The guy with the can of cherries speaked.

"He was obsessed. Only cared about her. His little sister this, his little sister that. We were just extras in the story of Saint Rex and the Tragedy of Lex."

Johnquis stayed low, listening. The third man joined, cracking open a dusty bottle with a quiet pop.

"Guy scoured every damn building, sniffing for the Runner that killed her. Didn't even help bury the others. Just kept mumbling that she was warm, like he was hoping she'd still wake up."

The woman drank again from her bottle, then wiped her mouth.

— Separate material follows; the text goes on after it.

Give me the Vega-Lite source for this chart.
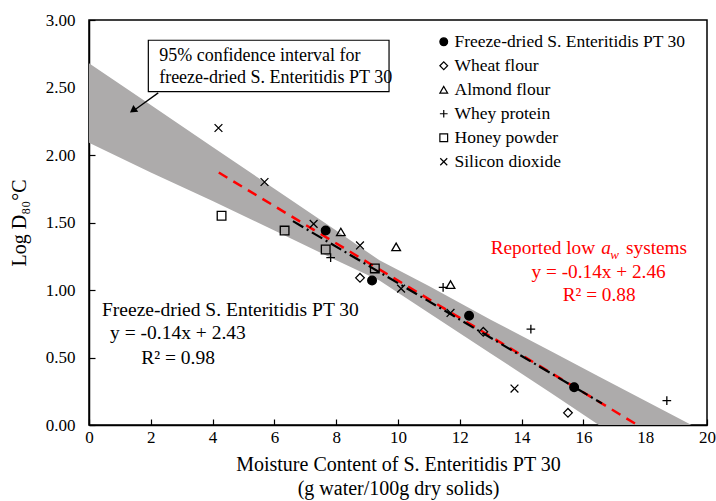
{
  "$schema": "https://vega.github.io/schema/vega-lite/v6.json",
  "width": 618,
  "height": 405,
  "autosize": {"type": "none"},
  "padding": {"left": 89, "top": 20, "right": 9, "bottom": 76},
  "background": "white",
  "config": {
    "font": "Liberation Serif",
    "view": {"stroke": "black", "strokeWidth": 1.5},
    "axis": {
      "domainColor": "black", "domainWidth": 1.5, "tickColor": "black", "tickWidth": 1.2,
      "grid": false, "labelFont": "Liberation Serif", "labelFontSize": 17, "labelColor": "black",
      "titleFont": "Liberation Serif", "titleFontSize": 20, "titleFontWeight": "normal", "titleColor": "black"
    },
    "legend": {
      "labelFont": "Liberation Serif", "labelFontSize": 17.5, "labelColor": "black", "labelLimit": 0,
      "symbolStrokeColor": "black", "symbolStrokeWidth": 1.2, "symbolSize": 60,
      "rowPadding": 5, "labelOffset": 2, "padding": 0
    }
  },
  "datasets": {
    "band": [
      {"x": 0, "upper": 2.68, "lower": 2.09},
      {"x": 2, "upper": 2.37, "lower": 1.87},
      {"x": 4, "upper": 2.06, "lower": 1.66},
      {"x": 6, "upper": 1.75, "lower": 1.44},
      {"x": 8, "upper": 1.44, "lower": 1.22},
      {"x": 9.4, "upper": 1.22, "lower": 1.07},
      {"x": 11, "upper": 1.03, "lower": 0.83},
      {"x": 13, "upper": 0.78, "lower": 0.53},
      {"x": 15, "upper": 0.54, "lower": 0.23},
      {"x": 16.5, "upper": 0.36, "lower": 0.0},
      {"x": 19.5, "upper": 0.0, "lower": 0.0}
    ],
    "redline": [{"x": 4.2, "y": 1.87}, {"x": 17.75, "y": 0.0}],
    "blackline": [{"x": 6.6, "y": 1.51}, {"x": 16.6, "y": 0.16}],
    "points": [
      {"series": "Freeze-dried S. Enteritidis PT 30", "x": 7.66, "y": 1.44},
      {"series": "Freeze-dried S. Enteritidis PT 30", "x": 9.16, "y": 1.07},
      {"series": "Freeze-dried S. Enteritidis PT 30", "x": 12.3, "y": 0.81},
      {"series": "Freeze-dried S. Enteritidis PT 30", "x": 15.7, "y": 0.28},
      {"series": "Wheat flour", "x": 8.77, "y": 1.09},
      {"series": "Wheat flour", "x": 12.76, "y": 0.69},
      {"series": "Wheat flour", "x": 15.5, "y": 0.09},
      {"series": "Almond flour", "x": 8.15, "y": 1.43},
      {"series": "Almond flour", "x": 9.94, "y": 1.32},
      {"series": "Almond flour", "x": 11.7, "y": 1.04},
      {"series": "Whey protein", "x": 7.82, "y": 1.24},
      {"series": "Whey protein", "x": 11.46, "y": 1.02},
      {"series": "Whey protein", "x": 14.3, "y": 0.71},
      {"series": "Whey protein", "x": 18.7, "y": 0.18},
      {"series": "Honey powder", "x": 4.29, "y": 1.55},
      {"series": "Honey powder", "x": 6.33, "y": 1.44},
      {"series": "Honey powder", "x": 7.66, "y": 1.3},
      {"series": "Honey powder", "x": 9.25, "y": 1.16},
      {"series": "Silicon dioxide", "x": 4.19, "y": 2.2},
      {"series": "Silicon dioxide", "x": 5.68, "y": 1.8},
      {"series": "Silicon dioxide", "x": 7.27, "y": 1.49},
      {"series": "Silicon dioxide", "x": 8.77, "y": 1.33},
      {"series": "Silicon dioxide", "x": 10.1, "y": 1.01},
      {"series": "Silicon dioxide", "x": 11.7, "y": 0.83},
      {"series": "Silicon dioxide", "x": 13.77, "y": 0.27}
    ],
    "box": [{"x": 1.92, "x2": 9.71, "y": 2.85, "y2": 2.47}],
    "boxtext": [
      {"x": 2.27, "y": 2.73, "text": "95% confidence interval for"},
      {"x": 2.27, "y": 2.57, "text": "freeze-dried S. Enteritidis PT 30"}
    ],
    "arrow": [{"x": 2.24, "y": 2.46}, {"x": 1.45, "y": 2.33}],
    "arrowhead": [{"x": 1.42, "y": 2.33}],
    "blacktext": [
      {"x": 0.42, "y": 0.85, "text": "Freeze-dried S. Enteritidis PT 30"},
      {"x": 0.68, "y": 0.68, "text": "y = -0.14x + 2.43"},
      {"x": 1.69, "y": 0.5, "text": "R² = 0.98"}
    ],
    "redtext": [
      {"x": 13.0, "y": 1.31, "text": "Reported low"},
      {"x": 17.38, "y": 1.31, "text": "systems"},
      {"x": 14.32, "y": 1.13, "text": "y = -0.14x + 2.46"},
      {"x": 15.33, "y": 0.96, "text": "R² = 0.88"}
    ],
    "redital": [{"x": 16.58, "y": 1.31, "text": "a"}],
    "redsub": [{"x": 16.87, "y": 1.26, "text": "w"}]
  },
  "layer": [
    {
      "data": {"name": "band"},
      "mark": {"type": "area", "color": "#adabab", "opacity": 1},
      "encoding": {
        "x": {"field": "x", "type": "quantitative", "scale": {"domain": [0, 20], "nice": false},
          "axis": {"values": [0, 2, 4, 6, 8, 10, 12, 14, 16, 18, 20], "tickSize": -6, "labelPadding": 10,
            "labelFlush": false, "title": ["Moisture Content of S. Enteritidis PT 30", "(g water/100g dry solids)"],
            "titlePadding": 9, "titleLineHeight": 24}},
        "y": {"field": "upper", "type": "quantitative", "scale": {"domain": [0, 3], "nice": false},
          "axis": {"values": [0, 0.5, 1, 1.5, 2, 2.5, 3], "format": ".2f", "tickSize": -6, "labelPadding": 20,
            "labelFlush": false, "title": "Log D₈₀°C", "titlePadding": 16}},
        "y2": {"field": "lower"}
      }
    },
    {
      "data": {"name": "redline"},
      "mark": {"type": "line", "color": "#ff0000", "strokeWidth": 2.5, "strokeDash": [10, 7]},
      "encoding": {"x": {"field": "x", "type": "quantitative"}, "y": {"field": "y", "type": "quantitative"}}
    },
    {
      "data": {"name": "blackline"},
      "mark": {"type": "line", "color": "black", "strokeWidth": 2.2, "strokeDash": [12, 4, 2, 4]},
      "encoding": {"x": {"field": "x", "type": "quantitative"}, "y": {"field": "y", "type": "quantitative"}}
    },
    {
      "data": {"name": "points"},
      "mark": {"type": "point", "filled": false, "stroke": "black", "strokeWidth": 1.3, "size": 75, "opacity": 1},
      "encoding": {
        "x": {"field": "x", "type": "quantitative"},
        "y": {"field": "y", "type": "quantitative"},
        "shape": {"field": "series", "type": "nominal",
          "scale": {"domain": ["Freeze-dried S. Enteritidis PT 30", "Wheat flour", "Almond flour", "Whey protein", "Honey powder", "Silicon dioxide"],
            "range": ["circle", "diamond", "triangle-up", "M-1,0L1,0M0,-1L0,1", "square", "M-0.9,-0.9L0.9,0.9M-0.9,0.9L0.9,-0.9"]},
          "legend": {"title": null, "orient": "none", "legendX": 346, "legendY": 13}},
        "fill": {"field": "series", "type": "nominal",
          "scale": {"domain": ["Freeze-dried S. Enteritidis PT 30", "Wheat flour", "Almond flour", "Whey protein", "Honey powder", "Silicon dioxide"],
            "range": ["black", "transparent", "transparent", "transparent", "transparent", "transparent"]},
          "legend": {"title": null, "orient": "none", "legendX": 346, "legendY": 13}},
        "stroke": {"field": "series", "type": "nominal",
          "scale": {"domain": ["Freeze-dried S. Enteritidis PT 30", "Wheat flour", "Almond flour", "Whey protein", "Honey powder", "Silicon dioxide"],
            "range": ["black", "black", "black", "black", "black", "black"]},
          "legend": {"title": null, "orient": "none", "legendX": 346, "legendY": 13}}
      }
    },
    {
      "data": {"name": "box"},
      "mark": {"type": "rect", "fill": "white", "stroke": "black", "strokeWidth": 1.2},
      "encoding": {"x": {"field": "x", "type": "quantitative"}, "x2": {"field": "x2"}, "y": {"field": "y", "type": "quantitative"}, "y2": {"field": "y2"}}
    },
    {
      "data": {"name": "boxtext"},
      "mark": {"type": "text", "align": "left", "baseline": "middle", "fontSize": 18, "font": "Liberation Serif", "color": "black"},
      "encoding": {"x": {"field": "x", "type": "quantitative"}, "y": {"field": "y", "type": "quantitative"}, "text": {"field": "text"}}
    },
    {
      "data": {"name": "arrow"},
      "mark": {"type": "line", "color": "black", "strokeWidth": 1.3},
      "encoding": {"x": {"field": "x", "type": "quantitative"}, "y": {"field": "y", "type": "quantitative"}}
    },
    {
      "data": {"name": "arrowhead"},
      "mark": {"type": "point", "shape": "triangle-up", "filled": true, "color": "black", "size": 70, "angle": 234, "opacity": 1},
      "encoding": {"x": {"field": "x", "type": "quantitative"}, "y": {"field": "y", "type": "quantitative"}}
    },
    {
      "data": {"name": "blacktext"},
      "mark": {"type": "text", "align": "left", "baseline": "middle", "fontSize": 19.5, "font": "Liberation Serif", "color": "black"},
      "encoding": {"x": {"field": "x", "type": "quantitative"}, "y": {"field": "y", "type": "quantitative"}, "text": {"field": "text"}}
    },
    {
      "data": {"name": "redtext"},
      "mark": {"type": "text", "align": "left", "baseline": "middle", "fontSize": 19.3, "font": "Liberation Serif", "color": "#ff0000"},
      "encoding": {"x": {"field": "x", "type": "quantitative"}, "y": {"field": "y", "type": "quantitative"}, "text": {"field": "text"}}
    },
    {
      "data": {"name": "redital"},
      "mark": {"type": "text", "align": "left", "baseline": "middle", "fontSize": 19.3, "fontStyle": "italic", "font": "Liberation Serif", "color": "#ff0000"},
      "encoding": {"x": {"field": "x", "type": "quantitative"}, "y": {"field": "y", "type": "quantitative"}, "text": {"field": "text"}}
    },
    {
      "data": {"name": "redsub"},
      "mark": {"type": "text", "align": "left", "baseline": "middle", "fontSize": 13, "fontStyle": "italic", "font": "Liberation Serif", "color": "#ff0000"},
      "encoding": {"x": {"field": "x", "type": "quantitative"}, "y": {"field": "y", "type": "quantitative"}, "text": {"field": "text"}}
    }
  ]
}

"Idiot. Lex is gone. That thing ripped her open like sack of meat. And now we're stuck finding a replacement. Fuck him. Fuck his sister too. Dumb girl ditched him for some creepy grown-ass man. Stupid slut."

The others laughed, bitter amusement echoing in the empty store.

The cherry-can guy raised his bottle. 

"To Rex, the babysitter. Could've been Silver by now if he just moved on to the next zone. But no, he kept dragging his baby sister around like she was some fragile egg… and chose to rot here in the south. And then the second he steps away, what happens? Boom. She's dead."

The other man laughed.

"Now he's carrying it. Thinks it's all on him. Guilt's eating him alive."

The woman added, 

"If I were that Runner... and I saw the look on Rex's face when he found her body? Yeah. I'd just kill myself before he caught me."

From the doorway, Johnquis's eyes burned. His hand clenched slowly at his side, the faintest twitch running through his fingers like a warning.

He looked at the Runner beside him. Didn't know what had just been said. What it meant. Didn't know what could happen next.